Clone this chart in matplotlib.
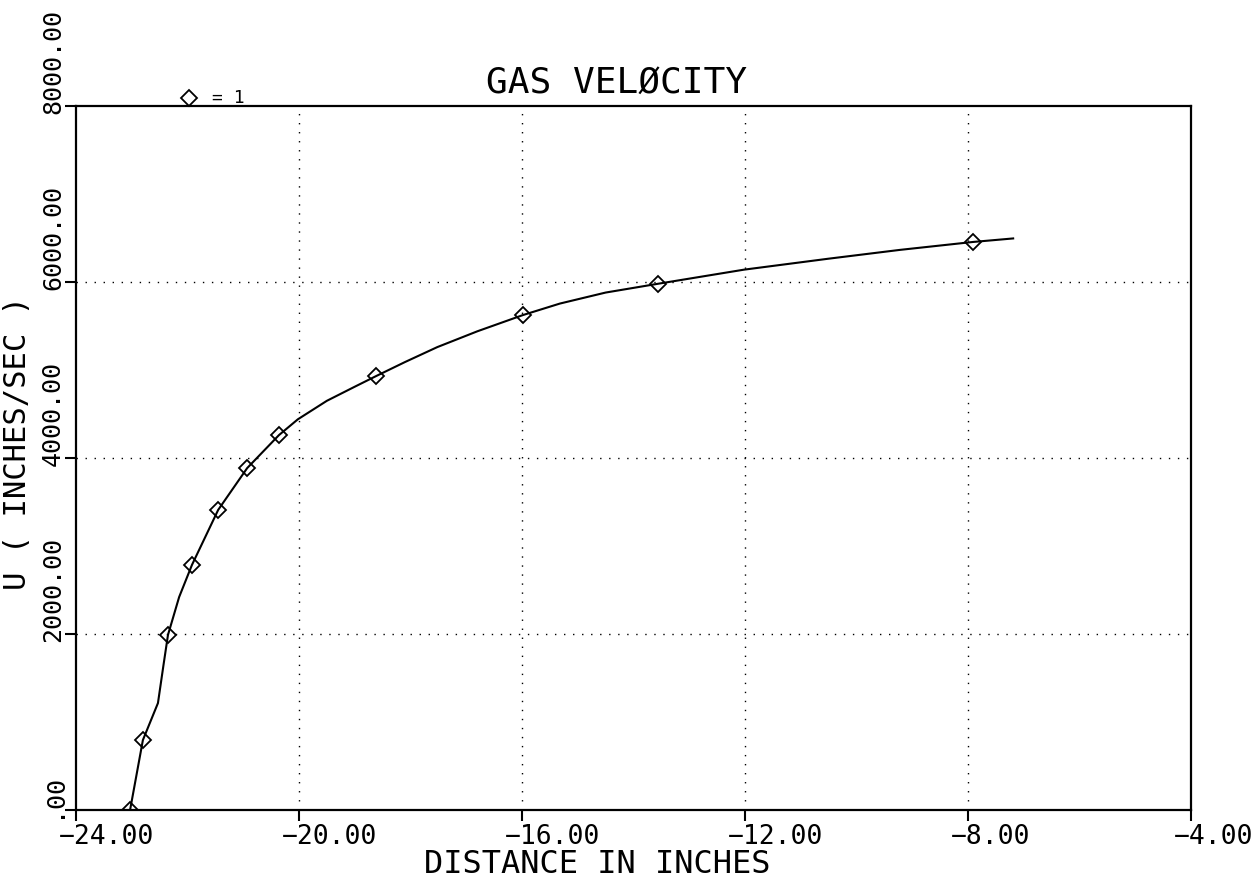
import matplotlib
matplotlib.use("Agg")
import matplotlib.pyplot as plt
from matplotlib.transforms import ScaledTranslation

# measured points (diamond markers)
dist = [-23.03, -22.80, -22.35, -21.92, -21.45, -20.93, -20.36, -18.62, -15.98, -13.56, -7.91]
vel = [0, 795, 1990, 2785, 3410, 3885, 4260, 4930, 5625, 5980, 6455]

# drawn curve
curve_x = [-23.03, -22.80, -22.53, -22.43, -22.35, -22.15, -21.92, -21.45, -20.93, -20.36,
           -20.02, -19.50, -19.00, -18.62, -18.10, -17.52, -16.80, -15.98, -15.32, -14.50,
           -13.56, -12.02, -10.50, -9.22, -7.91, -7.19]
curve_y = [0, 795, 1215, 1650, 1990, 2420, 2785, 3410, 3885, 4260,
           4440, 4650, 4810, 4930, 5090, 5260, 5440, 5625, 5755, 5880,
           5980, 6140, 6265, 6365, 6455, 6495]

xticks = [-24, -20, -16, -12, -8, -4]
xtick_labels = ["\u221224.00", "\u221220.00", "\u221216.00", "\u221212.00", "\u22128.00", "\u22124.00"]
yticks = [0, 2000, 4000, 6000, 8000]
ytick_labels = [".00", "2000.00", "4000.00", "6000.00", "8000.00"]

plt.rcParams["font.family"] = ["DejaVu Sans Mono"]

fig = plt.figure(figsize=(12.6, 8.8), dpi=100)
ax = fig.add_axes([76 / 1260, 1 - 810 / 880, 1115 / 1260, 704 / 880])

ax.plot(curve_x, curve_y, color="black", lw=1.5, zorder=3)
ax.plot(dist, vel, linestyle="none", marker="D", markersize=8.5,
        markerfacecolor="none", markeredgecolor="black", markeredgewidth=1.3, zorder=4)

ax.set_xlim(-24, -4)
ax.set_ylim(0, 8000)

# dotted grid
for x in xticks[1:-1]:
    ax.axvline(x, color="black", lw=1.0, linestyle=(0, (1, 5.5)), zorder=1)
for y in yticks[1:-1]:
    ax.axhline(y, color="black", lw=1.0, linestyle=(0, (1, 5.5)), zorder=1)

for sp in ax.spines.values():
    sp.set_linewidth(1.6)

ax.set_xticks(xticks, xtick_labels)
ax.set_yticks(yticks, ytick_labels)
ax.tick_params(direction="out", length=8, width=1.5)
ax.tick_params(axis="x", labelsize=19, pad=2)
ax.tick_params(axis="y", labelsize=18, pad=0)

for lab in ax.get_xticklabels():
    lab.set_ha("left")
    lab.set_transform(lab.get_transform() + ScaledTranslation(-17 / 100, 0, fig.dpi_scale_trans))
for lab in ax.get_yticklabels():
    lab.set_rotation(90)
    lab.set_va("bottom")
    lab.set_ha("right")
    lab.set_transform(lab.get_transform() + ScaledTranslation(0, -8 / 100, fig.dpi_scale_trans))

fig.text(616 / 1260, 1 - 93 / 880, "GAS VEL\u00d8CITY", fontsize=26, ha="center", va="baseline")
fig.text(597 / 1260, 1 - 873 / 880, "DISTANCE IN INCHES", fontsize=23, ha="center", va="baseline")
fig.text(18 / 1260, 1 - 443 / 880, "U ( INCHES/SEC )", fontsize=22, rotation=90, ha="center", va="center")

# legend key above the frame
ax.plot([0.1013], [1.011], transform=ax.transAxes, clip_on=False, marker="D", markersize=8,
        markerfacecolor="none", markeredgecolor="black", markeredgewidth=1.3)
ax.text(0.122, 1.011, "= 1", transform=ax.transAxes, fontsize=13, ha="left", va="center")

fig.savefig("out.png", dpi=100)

****************

(PROBLEM TO SOLVE): Repeat the lines exactly as they stand, from the opening line of the data through the line with "sp.set_linewidth(1.6)". Pictures stay out of the copy.

(CORRECT ANSWER):
Clone this chart in matplotlib.
import matplotlib
matplotlib.use("Agg")
import matplotlib.pyplot as plt
from matplotlib.transforms import ScaledTranslation

# measured points (diamond markers)
dist = [-23.03, -22.80, -22.35, -21.92, -21.45, -20.93, -20.36, -18.62, -15.98, -13.56, -7.91]
vel = [0, 795, 1990, 2785, 3410, 3885, 4260, 4930, 5625, 5980, 6455]

# drawn curve
curve_x = [-23.03, -22.80, -22.53, -22.43, -22.35, -22.15, -21.92, -21.45, -20.93, -20.36,
           -20.02, -19.50, -19.00, -18.62, -18.10, -17.52, -16.80, -15.98, -15.32, -14.50,
           -13.56, -12.02, -10.50, -9.22, -7.91, -7.19]
curve_y = [0, 795, 1215, 1650, 1990, 2420, 2785, 3410, 3885, 4260,
           4440, 4650, 4810, 4930, 5090, 5260, 5440, 5625, 5755, 5880,
           5980, 6140, 6265, 6365, 6455, 6495]

xticks = [-24, -20, -16, -12, -8, -4]
xtick_labels = ["\u221224.00", "\u221220.00", "\u221216.00", "\u221212.00", "\u22128.00", "\u22124.00"]
yticks = [0, 2000, 4000, 6000, 8000]
ytick_labels = [".00", "2000.00", "4000.00", "6000.00", "8000.00"]

plt.rcParams["font.family"] = ["DejaVu Sans Mono"]

fig = plt.figure(figsize=(12.6, 8.8), dpi=100)
ax = fig.add_axes([76 / 1260, 1 - 810 / 880, 1115 / 1260, 704 / 880])

ax.plot(curve_x, curve_y, color="black", lw=1.5, zorder=3)
ax.plot(dist, vel, linestyle="none", marker="D", markersize=8.5,
        markerfacecolor="none", markeredgecolor="black", markeredgewidth=1.3, zorder=4)

ax.set_xlim(-24, -4)
ax.set_ylim(0, 8000)

# dotted grid
for x in xticks[1:-1]:
    ax.axvline(x, color="black", lw=1.0, linestyle=(0, (1, 5.5)), zorder=1)
for y in yticks[1:-1]:
    ax.axhline(y, color="black", lw=1.0, linestyle=(0, (1, 5.5)), zorder=1)

for sp in ax.spines.values():
    sp.set_linewidth(1.6)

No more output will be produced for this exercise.